ECLI:NL:RBROT:2020:3940
Rechtbank Rotterdam
- Beschikking
- Rechtspraak.nl
Toewijzing zorgmachtiging in aansluiting op voortzetting crisismaatregel zonder horen betrokkene
In deze zaak heeft de Rechtbank Rotterdam op 10 april 2020 een zorgmachtiging toegewezen in aansluiting op een voortzetting van een crisismaatregel, zoals bedoeld in artikel 7:11 van de Wet verplichte geestelijke gezondheidszorg (Wvggz). De beslissing volgde op een verzoek van de officier van justitie, ingediend op 30 maart 2020, waarbij de rechtbank moest beoordelen of de psychiater de betrokkene persoonlijk had onderzocht. De rechtbank oordeelde dat de psychiater, gezien de omstandigheden van de coronamaatregelen, alles had gedaan wat redelijkerwijs van hem verwacht kon worden om de betrokkene te horen. De betrokkene, die lijdt aan schizofrenie van het paranoïde type, had geweigerd om zich te laten horen, wat leidde tot de conclusie dat verplichte zorg noodzakelijk was om ernstig nadeel af te wenden en haar geestelijke gezondheid te stabiliseren.

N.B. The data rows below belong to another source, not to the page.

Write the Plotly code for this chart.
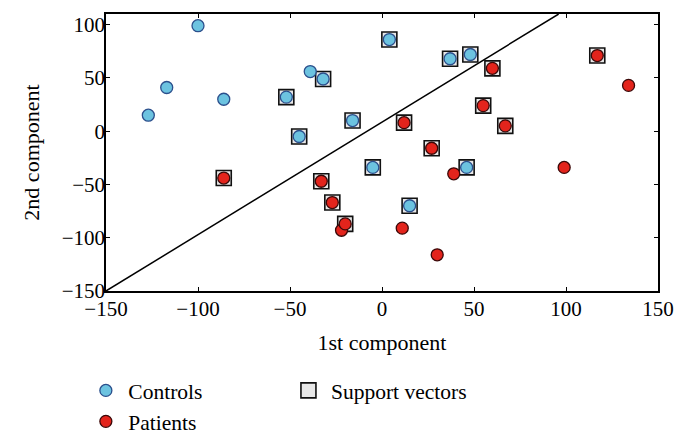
import plotly.graph_objects as go

# Controls (blue)
ctrl_x = [-127, -117, -100, -86, -39, -52, -32, -45, -16, 4, 37, 48, -5, 46, 15]
ctrl_y = [15, 41, 99, 30, 56, 32, 49, -5, 10, 86, 68, 72, -34, -34, -70]
# Patients (red)
pat_x = [134, 99, 39, 11, 30, -22, 60, 55, 67, 12, 27, 117, -86, -33, -27, -20]
pat_y = [43, -34, -40, -91, -116, -93, 59, 24, 5, 8, -16, 71, -44, -47, -67, -87]
# Support vectors
sv_x = [-52, -32, -45, -16, 4, 37, 48, -5, 46, 15, 60, 55, 67, 12, 27, 117, -86, -33, -27, -20]
sv_y = [32, 49, -5, 10, 86, 68, 72, -34, -34, -70, 59, 24, 5, 8, -16, 71, -44, -47, -67, -87]
# Separating line
line_x = [-150, 96]
line_y = [-150, 110]

tick_vals = [-150, -100, -50, 0, 50, 100, 150]
ytick_vals = [-150, -100, -50, 0, 50, 100]

FONT = "Liberation Serif"
FS = 21
FT = 22
FL = 21.5

fig = go.Figure()
fig.add_trace(go.Scatter(x=line_x, y=line_y, mode="lines",
                         line=dict(color="black", width=1.5),
                         showlegend=False, hoverinfo="skip"))
fig.add_trace(go.Scatter(x=sv_x, y=sv_y, mode="markers", name="Support vectors",
                         marker=dict(symbol="square", size=15, color="#e8e8e8",
                                     line=dict(color="#111111", width=1.6)),
                         legend="legend2"))
fig.add_trace(go.Scatter(x=ctrl_x, y=ctrl_y, mode="markers", name="Controls",
                         marker=dict(symbol="circle", size=12, color="#6cc3e0",
                                     line=dict(color="#2b4f8c", width=1.3))))
fig.add_trace(go.Scatter(x=pat_x, y=pat_y, mode="markers", name="Patients",
                         marker=dict(symbol="circle", size=12, color="#e3241c",
                                     line=dict(color="#3a0808", width=1.3))))

axis_common = dict(showgrid=False, zeroline=False, showline=True, linecolor="black",
                   linewidth=1.5, mirror="ticks", ticks="inside", ticklen=4,
                   tickwidth=1.3, tickcolor="black", automargin=False,
                   tickfont=dict(family=FONT, size=FS, color="black"))

fig.update_xaxes(range=[-150, 150], tickvals=tick_vals,
                 ticktext=[str(v).replace("-", "\u2212") for v in tick_vals],
                 ticklabelstandoff=-2,
                 title=dict(text="1st component", font=dict(family=FONT, size=FT, color="black"),
                            standoff=15),
                 **axis_common)
fig.update_yaxes(range=[-150, 110], tickvals=ytick_vals,
                 ticktext=[str(v).replace("-", "\u2212") for v in ytick_vals],
                 ticklabelstandoff=-5,
                 title=dict(text="2nd component", font=dict(family=FONT, size=FT, color="black"),
                            standoff=16),
                 **axis_common)

fig.update_layout(
    width=684, height=442,
    margin=dict(l=106, r=26, t=14, b=151, autoexpand=False),
    plot_bgcolor="white", paper_bgcolor="white",
    font=dict(family=FONT, size=FT, color="black"),
    legend=dict(x=-0.041, y=-0.285, xanchor="left", yanchor="top",
                orientation="v", bgcolor="rgba(0,0,0,0)",
                font=dict(family=FONT, size=FL, color="black"),
                itemwidth=35),
    legend2=dict(x=0.326, y=-0.285, xanchor="left", yanchor="top",
                 orientation="v", bgcolor="rgba(0,0,0,0)",
                 font=dict(family=FONT, size=FL, color="black"),
                 itemwidth=35),
)

fig.write_html("out.html", config={"displayModeBar": False},
               post_script="document.body.style.margin='0';document.body.style.overflow='hidden';")
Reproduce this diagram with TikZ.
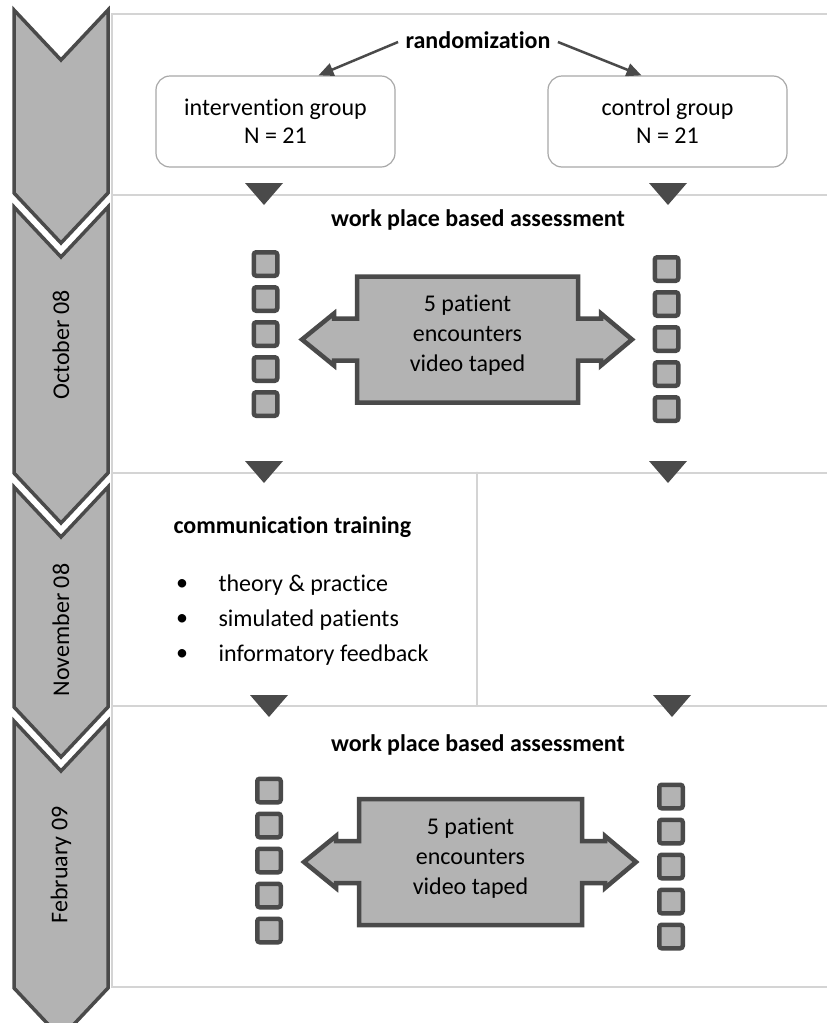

De rechtbank heeft vastgesteld dat er geen mogelijkheden voor zorg op vrijwillige basis waren, en dat de betrokkene onvoldoende bereid was om behandeling te accepteren. De rechtbank heeft de zorgmachtiging voor een verkorte duur van twee maanden toegewezen, met de mogelijkheid om de betrokkene opnieuw te horen. De rechtbank heeft daarbij de criteria voor verplichte zorg zoals vastgelegd in de Wvggz in acht genomen en de noodzakelijke maatregelen voor verplichte zorg vastgesteld, waaronder het toedienen van medicatie en het beperken van de bewegingsvrijheid. De beschikking is mondeling gegeven door de rechter en schriftelijk uitgewerkt op 16 april 2020.